Nature has played on a continental scale water-storage seesaw for five decades in Australia

A research team based at the National Centre for Groundwater Research and Training, at the Flinders University of South Australia, recently reported an opposite temporal pattern of terrestrial water storage (TWS) between eastern and western Australia. The researchers refer to this phenomenon as the TWS seesaws, somewhat similar to its counterparts of sea surface temperature or atmospheric pressure in different regions of oceans.

The TWS seesaw phenomenon is characterised by eastern Australia gaining water, while western Australia is losing water, and vice versa. Strong La Niña induced continent-wide wetting, resets this pattern, leaving each seesaw to last for 11± 5 years. It is found that the seesaw phenomenon disappears if the interval between two consecutive wetting episodes is too short or too long.

This TWS seesaw phenomenon is hidden in the time series of episodic wetting events in addition to large baseline interannual variability. The team was able to document five TWS seesaws in the last 110 years, with four consecutive seesaws over the past five decades.

(a) Spatial coefficients of the second EOF mode of TWS variation in Australia indicating an east-west opposite pattern. (b) Regional average TWS anomaly of eastern and western Australia during 1901-2014. Blue (red) asterisk (*) indicates the trend of eastern (western) Australia is significant (α=0.05), and the black asterisk indicates the changes of regional average TWS anomaly between eastern and western Australia are significantly different. Four consecutive seesaw wetting and drying phases between the two parts are observed in the past five decades. (c) ArcGIS base image of the Australian continent.

Initially, it was thought this TWS seesaw would be associated with a similar precipitation seesaw between the two parts of Australia. However, they found that precipitation itself does not explain the whole picture of the TWS seesaw. A concept of woody vegetation – soil moisture interactions in response to large interannual precipitation variability, seems to nicely explain the TWS seesaws.

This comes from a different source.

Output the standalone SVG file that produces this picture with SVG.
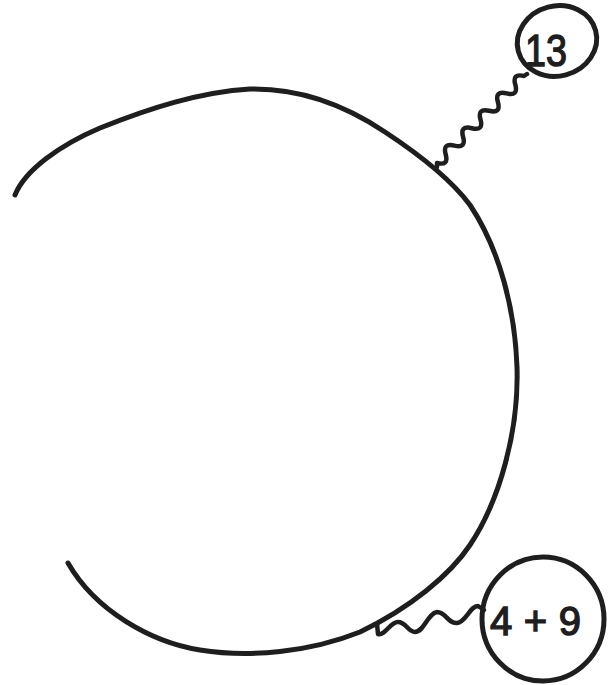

Vegetation degrades for a TWS-losing phase. Woody vegetation cover deviates from its normal condition, becoming very poor and of high flammability, at the end when the wetting episode comes. After this wetting episode, the starting poor woody vegetation cover is more likely to gain moisture in subsequent normal years, i.e., a TWS-gaining seesaw phase, which supports vegetation recovery.

At the end of this TWS-gaining phase when the next wetting episode comes, the better-than-normal woody vegetation helps the landscape to replenish its moisture storage. Here is where the problem roots. This sudden moisture supply makes the healthy woody vegetation cover grows even thicker in a very short period. This, now much-thicker-than normal, woody vegetation continuously depletes the moisture storage and degrades the vegetation cover in the subsequent years. This turns a previous TWS-gaining phase to now a losing phase.

A schematic showing a possible mechanism of vegetation – soil moisture – climate interactions, explaining the observed TWS seesaws.

This soil moisture-vegetation interactions in response to episodic wetting events nicely explains the TWS seesaw and its resetting patterns. It also explains why the seesaw disappears if the two wetting episodes are too close (1950-1955) or too far (1920-1950). If the interval is too short, woody vegetation still relies on moisture replenishment from the wetting episode. If it is too long, woody vegetation will develop an equilibrium with the climate norm of that interval.

The TWS seesaws and the possible mechanism proposed here have great implications for management of bushfire risk, water resources and agriculture in Australia, as discussed in the paper. Further investigation continues into what influences the TWS seesaw may have on near-surface microclimate and on terrestrial carbon assimilation. It remains to be seen if this continental-scale seesaw phenomenon has an impact on climate systems as oceanic seesaws do.